Beyond that, I’d probably say the loss had come but that there were prospects for mitigation. If a thief takes my car, I’d normally say the loss occurred when I was deprived of my right (here, of possession). That I might get the car back from the person to whom the thief sold, or cash compensation from the thief’s bank account, does not negate the timing of that loss.
I believe the theory is that Alamada had accepted money on behalf of FTX and FTX thought that they’d transferred it but they hadn’t. And in the summer Alameda lost it. Honestly even writing that it looks like fraud, since they should have transferred it immediately.
Even Alameda accepting money for FTX at all was probably bank fraud, even if they had transferred it immediately, because they told the banks that the accounts would not be used for that (there’s a section in the OP about this).
See also this AML / KYC explainer, which I admit I have not read all of but seems pretty good. In particular:
(I found out about this explainer because Matt Levine at Bloomberg linked to it; a lot of what I know about financial crime in the US I learned from his Money Stuff column)
Executive summary: Sam Bankman-Fried and his associates at FTX and Alameda committed multiple crimes, including misappropriating customer funds, lying to lenders and investors, and bribing a Chinese official.
Key points:
Alameda was allowed to borrow FTX customer funds without sufficient collateral, creating a multi-billion dollar hole.
Alameda falsified balance sheets provided to lenders to conceal the extent of their liabilities and loans from FTX.
FTX lied to investors about Alameda receiving special treatment and privileges on the exchange.
Alameda lied to banks about the purpose of accounts used to process FTX customer deposits and withdrawals.
SBF directed a $140 million bribe to unfreeze Alameda trading accounts in China, violating anti-bribery laws.
Evidence suggests SBF was aware of the misuse of customer funds long before June 2022, contrary to some claims.

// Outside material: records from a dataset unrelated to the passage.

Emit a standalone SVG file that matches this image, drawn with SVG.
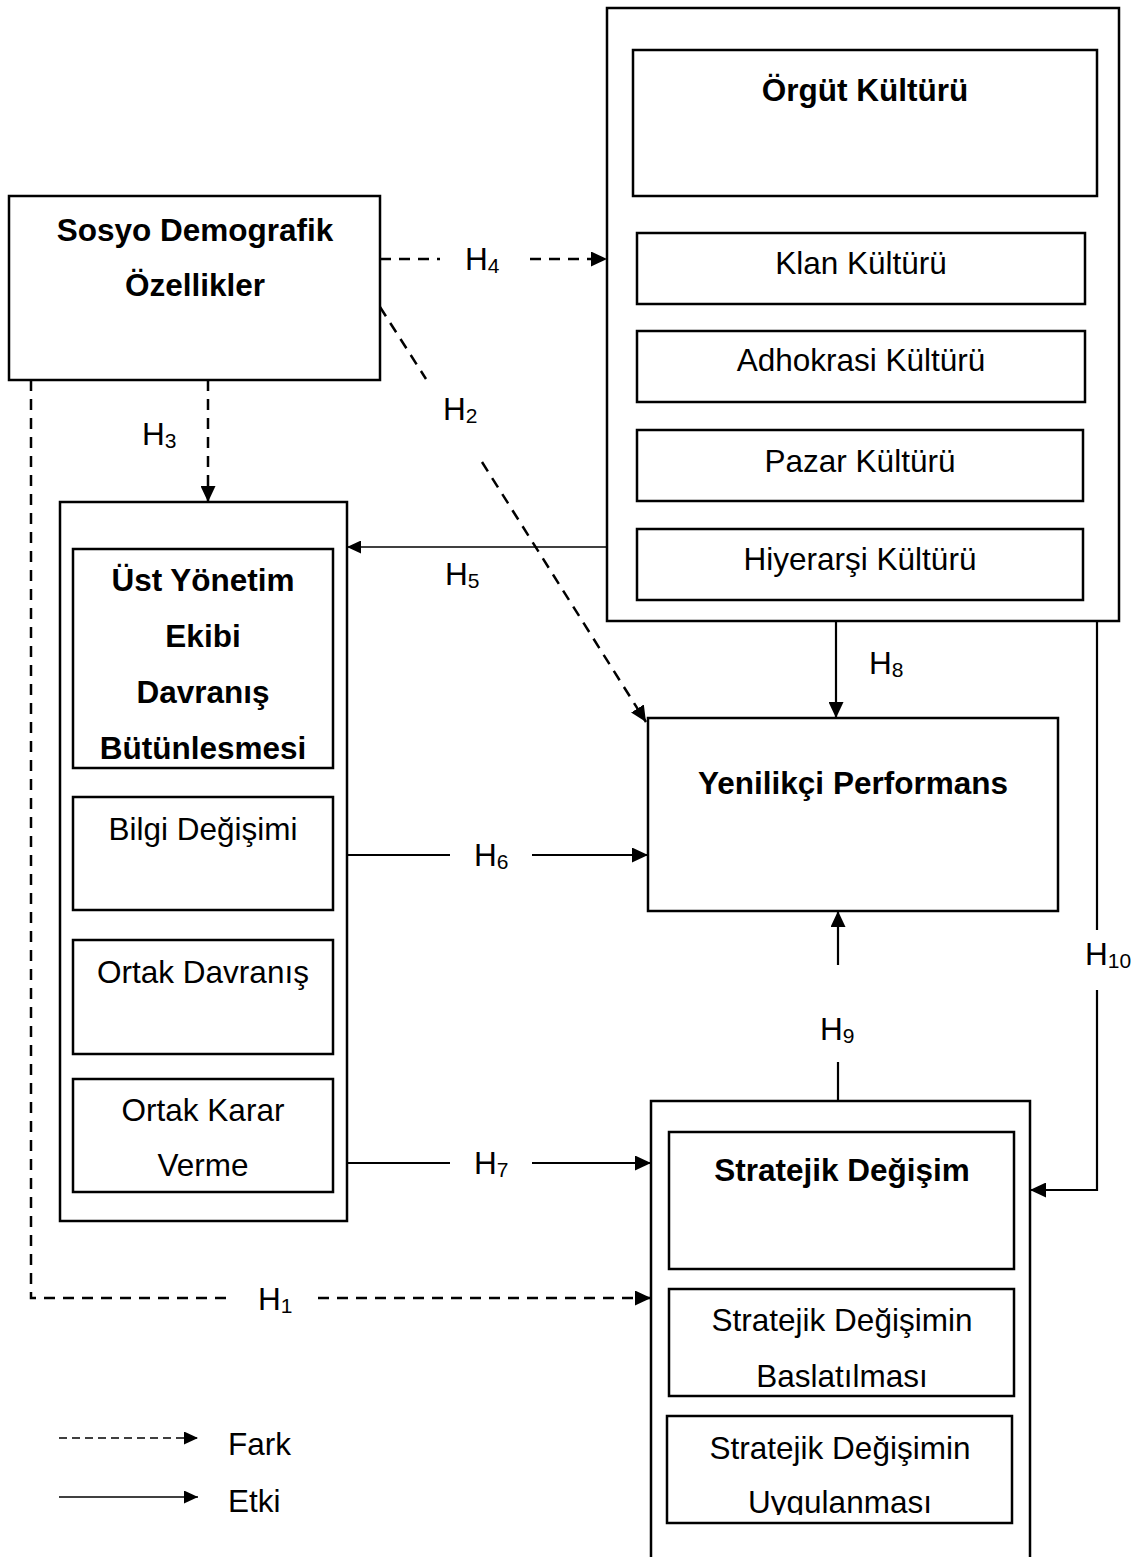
<svg xmlns="http://www.w3.org/2000/svg" width="1141" height="1557" viewBox="0 0 1141 1557">
<style>
.box{fill:#fff;stroke:#000;stroke-width:2.5}
.t{font-family:"Liberation Sans",Arial,sans-serif;font-size:31.5px;fill:#000;text-anchor:middle}
.b{font-weight:bold}
.lab{font-family:"Liberation Sans",Arial,sans-serif;font-size:31.5px;fill:#000}
.sub{font-size:21px}
.c{fill:none;stroke:#000;stroke-width:2.2}
.d{stroke-dasharray:11 8;stroke-width:2.5}
.thin{stroke-width:1.5}
</style>
<defs>
<marker id="ah" markerUnits="userSpaceOnUse" markerWidth="16" markerHeight="15" refX="16" refY="7.5" orient="auto">
<path d="M0,0 L16,7.5 L0,15 z" fill="#000"/>
</marker>
<marker id="ahs" markerUnits="userSpaceOnUse" markerWidth="14" markerHeight="13" refX="14" refY="6.5" orient="auto">
<path d="M0,0 L14,6.5 L0,13 z" fill="#000"/>
</marker>
<clipPath id="clipU"><rect x="667" y="1416" width="345" height="99"/></clipPath>
</defs>
<rect width="1141" height="1557" fill="#fff"/>

<g id="orgut">
<rect class="box" x="607" y="8" width="512" height="613"/>
<rect class="box" x="633" y="50" width="464" height="146"/>
<text class="t b" x="865" y="101">Örgüt Kültürü</text>
<rect class="box" x="637" y="233" width="448" height="71"/>
<text class="t" x="861" y="274">Klan Kültürü</text>
<rect class="box" x="637" y="331" width="448" height="71"/>
<text class="t" x="861" y="371">Adhokrasi Kültürü</text>
<rect class="box" x="637" y="430" width="446" height="71"/>
<text class="t" x="860" y="472">Pazar Kültürü</text>
<rect class="box" x="637" y="529" width="446" height="71"/>
<text class="t" x="860" y="570">Hiyerarşi Kültürü</text>
</g>

<g id="sosyo">
<rect class="box" x="9" y="196" width="371" height="184"/>
<text class="t b" x="195" y="241">Sosyo Demografik</text>
<text class="t b" x="195" y="296">Özellikler</text>
</g>

<g id="ust">
<rect class="box" x="60" y="502" width="287" height="719"/>
<rect class="box" x="73" y="549" width="260" height="219"/>
<text class="t b" x="203" y="591">Üst Yönetim</text>
<text class="t b" x="203" y="647">Ekibi</text>
<text class="t b" x="203" y="703">Davranış</text>
<text class="t b" x="203" y="759">Bütünlesmesi</text>
<rect class="box" x="73" y="797" width="260" height="113"/>
<text class="t" x="203" y="840">Bilgi Değişimi</text>
<rect class="box" x="73" y="940" width="260" height="114"/>
<text class="t" x="203" y="983">Ortak Davranış</text>
<rect class="box" x="73" y="1079" width="260" height="113"/>
<text class="t" x="203" y="1121">Ortak Karar</text>
<text class="t" x="203" y="1176">Verme</text>
</g>

<g id="yenilikci">
<rect class="box" x="648" y="718" width="410" height="193"/>
<text class="t b" x="853" y="794">Yenilikçi Performans</text>
</g>

<g id="stratejik">
<rect class="box" x="651" y="1101" width="379" height="470"/>
<rect class="box" x="669" y="1132" width="345" height="137"/>
<text class="t b" x="842" y="1181">Stratejik Değişim</text>
<rect class="box" x="669" y="1289" width="345" height="107"/>
<text class="t" x="842" y="1331">Stratejik Değişimin</text>
<text class="t" x="842" y="1387">Baslatılması</text>
<rect class="box" x="667" y="1416" width="345" height="107"/>
<text class="t" x="840" y="1459">Stratejik Değişimin</text>
<text class="t" x="840" y="1513" clip-path="url(#clipU)">Uygulanması</text>
</g>

<g id="connectors">
<!-- H4 -->
<line class="c d" x1="380" y1="259" x2="440" y2="259"/>
<line class="c d" x1="530" y1="259" x2="607" y2="259" marker-end="url(#ah)"/>
<!-- H2 -->
<line class="c d" x1="380" y1="307" x2="426" y2="379"/>
<line class="c d" x1="482" y1="462" x2="646" y2="722" marker-end="url(#ah)"/>
<!-- H3 -->
<line class="c d" x1="208" y1="380" x2="208" y2="502" marker-end="url(#ah)"/>
<!-- H1 -->
<polyline class="c d" points="31,380 31,1298 228,1298"/>
<line class="c d" x1="318" y1="1298" x2="651" y2="1298" marker-end="url(#ah)"/>
<!-- H5 -->
<line class="c thin" x1="607" y1="547" x2="347" y2="547" marker-end="url(#ahs)"/>
<!-- H6 -->
<line class="c" x1="347" y1="855" x2="450" y2="855"/>
<line class="c" x1="532" y1="855" x2="648" y2="855" marker-end="url(#ah)"/>
<!-- H7 -->
<line class="c" x1="347" y1="1163" x2="450" y2="1163"/>
<line class="c" x1="532" y1="1163" x2="651" y2="1163" marker-end="url(#ah)"/>
<!-- H8 -->
<line class="c" x1="836" y1="621" x2="836" y2="718" marker-end="url(#ah)"/>
<!-- H9 -->
<line class="c" x1="838" y1="1101" x2="838" y2="1062"/>
<line class="c" x1="838" y1="965" x2="838" y2="911" marker-end="url(#ah)"/>
<!-- H10 -->
<line class="c" x1="1097" y1="621" x2="1097" y2="930"/>
<polyline class="c" points="1097,990 1097,1190 1030,1190" marker-end="url(#ah)"/>
<!-- legend -->
<line class="c" x1="59" y1="1438" x2="198" y2="1438" style="stroke-width:1.3;stroke-dasharray:8 5" marker-end="url(#ahs)"/>
<line class="c" x1="59" y1="1497" x2="198" y2="1497" style="stroke-width:1.5" marker-end="url(#ahs)"/>
</g>

<g id="labels">
<text class="lab" x="465" y="270">H<tspan class="sub" dy="3">4</tspan></text>
<text class="lab" x="443" y="420">H<tspan class="sub" dy="3">2</tspan></text>
<text class="lab" x="142" y="445">H<tspan class="sub" dy="3">3</tspan></text>
<text class="lab" x="445" y="585">H<tspan class="sub" dy="3">5</tspan></text>
<text class="lab" x="474" y="866">H<tspan class="sub" dy="3">6</tspan></text>
<text class="lab" x="474" y="1174">H<tspan class="sub" dy="3">7</tspan></text>
<text class="lab" x="869" y="674">H<tspan class="sub" dy="3">8</tspan></text>
<text class="lab" x="820" y="1040">H<tspan class="sub" dy="3">9</tspan></text>
<text class="lab" x="1085" y="965">H<tspan class="sub" dy="3">10</tspan></text>
<text class="lab" x="258" y="1310">H<tspan class="sub" dy="3">1</tspan></text>
<text class="lab" x="228" y="1455">Fark</text>
<text class="lab" x="228" y="1512">Etki</text>
</g>
</svg>
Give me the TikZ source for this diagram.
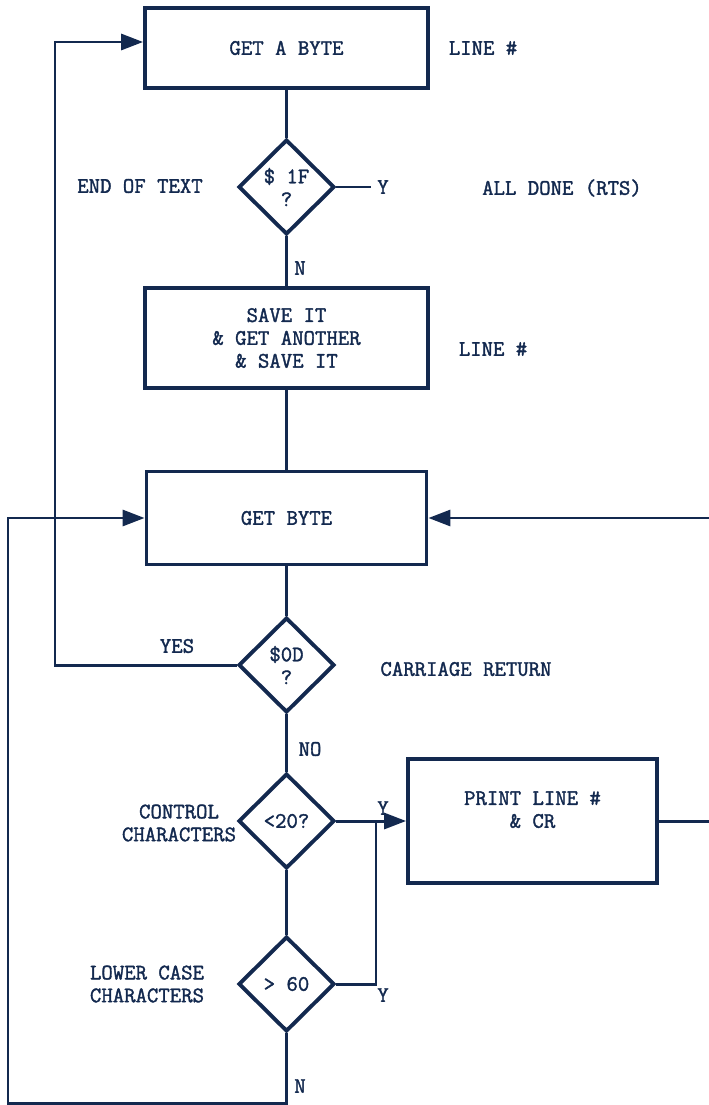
\documentclass[tikz,border=0pt]{standalone}
\usepackage{fontspec}
\usepackage{tikz}
\usetikzlibrary{arrows.meta,positioning,shapes,calc}
\newfontfamily\typefont[FakeBold=1.6]{Latin Modern Mono}
\definecolor{ink}{HTML}{13294F}
\tikzset{
  stepbox/.style={draw=ink,line width=2.2pt,text=ink,
                  inner sep=0pt,align=center},
  test/.style={diamond,draw=ink,line width=2.2pt,text=ink,
               minimum width=1.92cm,minimum height=1.9cm,
               inner sep=0pt,align=center},
  note/.style={text=ink,align=center},
  flowline/.style={line width=1.7pt,draw=ink},
  flowarr/.style={-{Triangle[length=4.4mm,width=3.2mm]},line width=1.7pt,draw=ink}
}
\begin{document}
\begin{tikzpicture}[x=0.02cm,y=-0.02cm,font=\typefont\fontsize{12.6}{13}\selectfont]
  \useasboundingbox (0,0) rectangle (709,1105);
  % main column
  \node[stepbox,minimum width=5.66cm,minimum height=1.6cm] (getone) at (286.5,48) {GET A BYTE};
  \node[test] (deot) at (286.5,187) {\$ 1F\\?};
  \node[stepbox,minimum width=5.66cm,minimum height=2cm] (save) at (286.5,338) {SAVE IT\\\& GET ANOTHER\\\& SAVE IT};
  \node[stepbox,minimum width=5.6cm,minimum height=1.86cm] (getbyte) at (286.5,518) {GET BYTE};
  \node[test] (dcr) at (286.5,665) {\$0D\\?};
  \node[test] (dctl) at (286.5,821) {<20?};
  \node[test] (dlc) at (286.5,984) {> 60};
  \node[stepbox,minimum width=4.98cm,minimum height=2.48cm] (prline) at (532.5,821) {PRINT LINE \#\\\& CR\\ };
  % side notes
  \node[note] (linea) at (483,48) {LINE \#};
  \node[note] (eot) at (140,186) {END OF TEXT};
  \node[note] (yone) at (383,187) {Y};
  \node[note] (done) at (562,188) {ALL DONE (RTS)};
  \node[note] (none) at (300,268) {N};
  \node[note] (lineb) at (493,349) {LINE \#};
  \node[note] (yes) at (177,646) {YES};
  \node[note] (cret) at (466,669) {CARRIAGE RETURN};
  \node[note] (no) at (310,749) {NO};
  \node[note] (ctl) at (179,823) {CONTROL\\CHARACTERS};
  \node[note] (yctl) at (383,808) {Y};
  \node[note] (lc) at (147,984) {LOWER CASE\\CHARACTERS};
  \node[note] (ylc) at (383,995) {Y};
  \node[note] (nlc) at (300,1086) {N};
  % bends and page edges
  \coordinate (join) at (376,821);
  \coordinate (loopa) at (55,665);
  \coordinate (outa) at (8,1103);
  \coordinate (rin) at (709,518);
  \coordinate (rout) at (709,821);
  \coordinate (topin) at ($(getone.west)+(0,-6)$);
  % connectors
  \draw[flowline] (getone.south) -- (deot.north);
  \draw[flowline] (deot.east) -- (yone.west);
  \draw[flowline] (deot.south) -- (save.north);
  \draw[flowline] (save.south) -- (getbyte.north);
  \draw[flowline] (getbyte.south) -- (dcr.north);
  \draw[flowline] (dcr.south) -- (dctl.north);
  \draw[flowline] (dctl.south) -- (dlc.north);
  \draw[flowarr] (dcr.west) -- (loopa) |- (topin);
  \draw[flowarr] (dlc.south) |- (outa) |- (getbyte.west);
  \draw[flowarr] (rin) -- (getbyte.east);
  \draw[flowarr] (dctl.east) -- (prline.west);
  \draw[flowline] (dlc.east) -| (join);
  \draw[flowline] (prline.east) -- (rout);
\end{tikzpicture}
\end{document}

This comment was auto-generated by the EA Forum Team. Feel free to point out issues with this summary by replying to the comment, and contact us if you have feedback.
Thanks for writing this.
I am confused why people are defensive of @Sam Bankman-Fried. I am fond of him as person and he was gracious to me personally. I even checked up on him after the crash. But that doesn’t change the fact he did a massive crime.
It doesn’t seem hard to say that I want Sam to be well as a person (and Caroline, Nishad, Gary and anyone else close to them) whilst also saying this was a huge and deliberate fraud. And I don’t even think we need to have discussions about utilitarianism. Why trade so sloppily? Why hide it for such a long time from anyone who could have given better advice[1]. I don’t get the temptation to say ‘Sam was trying his best’.